Goal =
Print out each entry below exactly, please.

+++ Data shown +++

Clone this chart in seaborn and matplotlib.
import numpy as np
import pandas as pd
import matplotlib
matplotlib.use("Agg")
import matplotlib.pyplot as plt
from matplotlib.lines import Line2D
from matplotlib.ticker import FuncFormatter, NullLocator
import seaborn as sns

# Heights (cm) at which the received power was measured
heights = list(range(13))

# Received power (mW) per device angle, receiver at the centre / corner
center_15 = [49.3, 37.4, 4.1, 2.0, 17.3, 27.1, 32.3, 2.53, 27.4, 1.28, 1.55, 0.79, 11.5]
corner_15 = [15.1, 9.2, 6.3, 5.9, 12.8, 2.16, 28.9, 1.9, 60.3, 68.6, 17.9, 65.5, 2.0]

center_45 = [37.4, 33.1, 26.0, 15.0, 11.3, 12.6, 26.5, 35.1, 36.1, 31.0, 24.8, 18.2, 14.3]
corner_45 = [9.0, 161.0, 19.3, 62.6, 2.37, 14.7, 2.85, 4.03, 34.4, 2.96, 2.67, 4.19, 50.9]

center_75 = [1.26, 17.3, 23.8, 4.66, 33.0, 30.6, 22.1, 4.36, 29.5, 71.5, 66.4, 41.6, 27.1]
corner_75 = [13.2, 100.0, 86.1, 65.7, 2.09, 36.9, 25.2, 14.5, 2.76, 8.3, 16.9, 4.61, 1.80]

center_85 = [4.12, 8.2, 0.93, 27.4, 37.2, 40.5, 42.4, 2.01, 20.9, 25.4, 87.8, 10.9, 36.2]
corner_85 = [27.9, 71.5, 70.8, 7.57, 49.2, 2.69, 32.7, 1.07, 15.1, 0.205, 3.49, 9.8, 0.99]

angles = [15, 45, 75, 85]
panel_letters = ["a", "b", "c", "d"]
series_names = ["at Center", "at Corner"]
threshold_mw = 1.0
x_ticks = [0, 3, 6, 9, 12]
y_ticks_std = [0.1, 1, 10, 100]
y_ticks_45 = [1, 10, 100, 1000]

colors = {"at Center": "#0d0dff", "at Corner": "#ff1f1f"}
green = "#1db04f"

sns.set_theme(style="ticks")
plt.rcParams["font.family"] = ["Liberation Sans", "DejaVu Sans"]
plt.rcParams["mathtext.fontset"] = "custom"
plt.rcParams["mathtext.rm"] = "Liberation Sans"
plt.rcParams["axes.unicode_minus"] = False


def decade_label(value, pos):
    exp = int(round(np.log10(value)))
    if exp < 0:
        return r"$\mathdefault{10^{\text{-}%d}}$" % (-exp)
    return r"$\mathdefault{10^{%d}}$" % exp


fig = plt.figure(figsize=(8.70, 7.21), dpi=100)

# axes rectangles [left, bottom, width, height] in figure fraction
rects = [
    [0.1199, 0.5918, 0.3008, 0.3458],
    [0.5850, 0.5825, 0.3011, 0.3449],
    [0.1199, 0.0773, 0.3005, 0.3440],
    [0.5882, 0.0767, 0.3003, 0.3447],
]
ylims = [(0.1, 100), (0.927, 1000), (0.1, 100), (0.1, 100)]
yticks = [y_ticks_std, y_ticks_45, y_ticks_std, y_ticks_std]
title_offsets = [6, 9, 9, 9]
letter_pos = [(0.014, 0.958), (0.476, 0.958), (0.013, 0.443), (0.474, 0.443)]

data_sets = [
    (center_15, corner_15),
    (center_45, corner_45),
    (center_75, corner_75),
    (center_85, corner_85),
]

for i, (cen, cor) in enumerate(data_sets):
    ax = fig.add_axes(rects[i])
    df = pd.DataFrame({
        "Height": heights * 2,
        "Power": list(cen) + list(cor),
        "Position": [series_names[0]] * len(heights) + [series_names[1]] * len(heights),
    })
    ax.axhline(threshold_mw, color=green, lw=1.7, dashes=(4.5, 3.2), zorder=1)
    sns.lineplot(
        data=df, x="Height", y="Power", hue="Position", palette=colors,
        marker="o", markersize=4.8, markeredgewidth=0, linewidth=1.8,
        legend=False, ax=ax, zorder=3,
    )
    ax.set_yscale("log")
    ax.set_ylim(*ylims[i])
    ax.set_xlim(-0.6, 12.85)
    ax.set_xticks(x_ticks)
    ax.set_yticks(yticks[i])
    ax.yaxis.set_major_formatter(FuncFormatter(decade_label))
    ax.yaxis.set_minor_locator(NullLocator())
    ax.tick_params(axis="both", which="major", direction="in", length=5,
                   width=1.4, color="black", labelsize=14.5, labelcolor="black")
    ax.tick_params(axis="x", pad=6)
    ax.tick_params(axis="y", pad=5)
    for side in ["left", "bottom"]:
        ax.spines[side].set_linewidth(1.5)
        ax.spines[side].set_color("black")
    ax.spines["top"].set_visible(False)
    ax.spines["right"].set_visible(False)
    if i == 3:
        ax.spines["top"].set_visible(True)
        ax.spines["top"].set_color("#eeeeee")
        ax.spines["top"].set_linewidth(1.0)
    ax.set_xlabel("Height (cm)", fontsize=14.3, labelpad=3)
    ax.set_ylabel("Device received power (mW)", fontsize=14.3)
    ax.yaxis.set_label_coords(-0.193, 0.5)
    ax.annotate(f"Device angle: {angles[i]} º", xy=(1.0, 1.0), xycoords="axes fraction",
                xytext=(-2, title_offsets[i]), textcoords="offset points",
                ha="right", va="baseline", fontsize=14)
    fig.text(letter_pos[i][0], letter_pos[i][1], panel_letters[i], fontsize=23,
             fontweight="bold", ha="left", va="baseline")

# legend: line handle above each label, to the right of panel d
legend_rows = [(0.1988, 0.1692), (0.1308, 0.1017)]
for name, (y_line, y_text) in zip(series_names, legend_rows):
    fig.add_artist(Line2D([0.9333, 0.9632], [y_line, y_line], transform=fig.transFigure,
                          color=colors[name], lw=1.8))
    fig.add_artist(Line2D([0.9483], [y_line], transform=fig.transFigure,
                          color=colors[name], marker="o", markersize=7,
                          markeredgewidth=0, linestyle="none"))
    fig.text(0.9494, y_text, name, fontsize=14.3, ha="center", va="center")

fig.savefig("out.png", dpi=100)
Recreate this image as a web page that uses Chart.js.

+++

Complete answer =
Clone this chart in seaborn and matplotlib.
import numpy as np
import pandas as pd
import matplotlib
matplotlib.use("Agg")
import matplotlib.pyplot as plt
from matplotlib.lines import Line2D
from matplotlib.ticker import FuncFormatter, NullLocator
import seaborn as sns

# Heights (cm) at which the received power was measured
heights = list(range(13))

# Received power (mW) per device angle, receiver at the centre / corner
center_15 = [49.3, 37.4, 4.1, 2.0, 17.3, 27.1, 32.3, 2.53, 27.4, 1.28, 1.55, 0.79, 11.5]
corner_15 = [15.1, 9.2, 6.3, 5.9, 12.8, 2.16, 28.9, 1.9, 60.3, 68.6, 17.9, 65.5, 2.0]

center_45 = [37.4, 33.1, 26.0, 15.0, 11.3, 12.6, 26.5, 35.1, 36.1, 31.0, 24.8, 18.2, 14.3]
corner_45 = [9.0, 161.0, 19.3, 62.6, 2.37, 14.7, 2.85, 4.03, 34.4, 2.96, 2.67, 4.19, 50.9]

center_75 = [1.26, 17.3, 23.8, 4.66, 33.0, 30.6, 22.1, 4.36, 29.5, 71.5, 66.4, 41.6, 27.1]
corner_75 = [13.2, 100.0, 86.1, 65.7, 2.09, 36.9, 25.2, 14.5, 2.76, 8.3, 16.9, 4.61, 1.80]

center_85 = [4.12, 8.2, 0.93, 27.4, 37.2, 40.5, 42.4, 2.01, 20.9, 25.4, 87.8, 10.9, 36.2]
corner_85 = [27.9, 71.5, 70.8, 7.57, 49.2, 2.69, 32.7, 1.07, 15.1, 0.205, 3.49, 9.8, 0.99]

angles = [15, 45, 75, 85]
panel_letters = ["a", "b", "c", "d"]
series_names = ["at Center", "at Corner"]
threshold_mw = 1.0
x_ticks = [0, 3, 6, 9, 12]
y_ticks_std = [0.1, 1, 10, 100]
y_ticks_45 = [1, 10, 100, 1000]

colors = {"at Center": "#0d0dff", "at Corner": "#ff1f1f"}
green = "#1db04f"

sns.set_theme(style="ticks")
plt.rcParams["font.family"] = ["Liberation Sans", "DejaVu Sans"]
plt.rcParams["mathtext.fontset"] = "custom"
plt.rcParams["mathtext.rm"] = "Liberation Sans"
plt.rcParams["axes.unicode_minus"] = False


def decade_label(value, pos):
    exp = int(round(np.log10(value)))
    if exp < 0:
        return r"$\mathdefault{10^{\text{-}%d}}$" % (-exp)
    return r"$\mathdefault{10^{%d}}$" % exp


fig = plt.figure(figsize=(8.70, 7.21), dpi=100)

# axes rectangles [left, bottom, width, height] in figure fraction
rects = [
    [0.1199, 0.5918, 0.3008, 0.3458],
    [0.5850, 0.5825, 0.3011, 0.3449],
    [0.1199, 0.0773, 0.3005, 0.3440],
    [0.5882, 0.0767, 0.3003, 0.3447],
]
ylims = [(0.1, 100), (0.927, 1000), (0.1, 100), (0.1, 100)]
yticks = [y_ticks_std, y_ticks_45, y_ticks_std, y_ticks_std]
title_offsets = [6, 9, 9, 9]
letter_pos = [(0.014, 0.958), (0.476, 0.958), (0.013, 0.443), (0.474, 0.443)]

data_sets = [
    (center_15, corner_15),
    (center_45, corner_45),
    (center_75, corner_75),
    (center_85, corner_85),
]

for i, (cen, cor) in enumerate(data_sets):
    ax = fig.add_axes(rects[i])
    df = pd.DataFrame({
        "Height": heights * 2,
        "Power": list(cen) + list(cor),
        "Position": [series_names[0]] * len(heights) + [series_names[1]] * len(heights),
    })
    ax.axhline(threshold_mw, color=green, lw=1.7, dashes=(4.5, 3.2), zorder=1)
    sns.lineplot(
        data=df, x="Height", y="Power", hue="Position", palette=colors,
        marker="o", markersize=4.8, markeredgewidth=0, linewidth=1.8,
        legend=False, ax=ax, zorder=3,
    )
    ax.set_yscale("log")
    ax.set_ylim(*ylims[i])
    ax.set_xlim(-0.6, 12.85)
    ax.set_xticks(x_ticks)
    ax.set_yticks(yticks[i])
    ax.yaxis.set_major_formatter(FuncFormatter(decade_label))
    ax.yaxis.set_minor_locator(NullLocator())
    ax.tick_params(axis="both", which="major", direction="in", length=5,
                   width=1.4, color="black", labelsize=14.5, labelcolor="black")
    ax.tick_params(axis="x", pad=6)
    ax.tick_params(axis="y", pad=5)
    for side in ["left", "bottom"]:
        ax.spines[side].set_linewidth(1.5)
        ax.spines[side].set_color("black")
    ax.spines["top"].set_visible(False)
    ax.spines["right"].set_visible(False)
    if i == 3:
        ax.spines["top"].set_visible(True)
        ax.spines["top"].set_color("#eeeeee")
        ax.spines["top"].set_linewidth(1.0)
    ax.set_xlabel("Height (cm)", fontsize=14.3, labelpad=3)
    ax.set_ylabel("Device received power (mW)", fontsize=14.3)
    ax.yaxis.set_label_coords(-0.193, 0.5)
    ax.annotate(f"Device angle: {angles[i]} º", xy=(1.0, 1.0), xycoords="axes fraction",
                xytext=(-2, title_offsets[i]), textcoords="offset points",
                ha="right", va="baseline", fontsize=14)
    fig.text(letter_pos[i][0], letter_pos[i][1], panel_letters[i], fontsize=23,
             fontweight="bold", ha="left", va="baseline")

# legend: line handle above each label, to the right of panel d
legend_rows = [(0.1988, 0.1692), (0.1308, 0.1017)]
for name, (y_line, y_text) in zip(series_names, legend_rows):
    fig.add_artist(Line2D([0.9333, 0.9632], [y_line, y_line], transform=fig.transFigure,
                          color=colors[name], lw=1.8))
    fig.add_artist(Line2D([0.9483], [y_line], transform=fig.transFigure,
                          color=colors[name], marker="o", markersize=7,
                          markeredgewidth=0, linestyle="none"))
    fig.text(0.9494, y_text, name, fontsize=14.3, ha="center", va="center")

fig.savefig("out.png", dpi=100)
Recreate this image as a web page that uses Chart.js.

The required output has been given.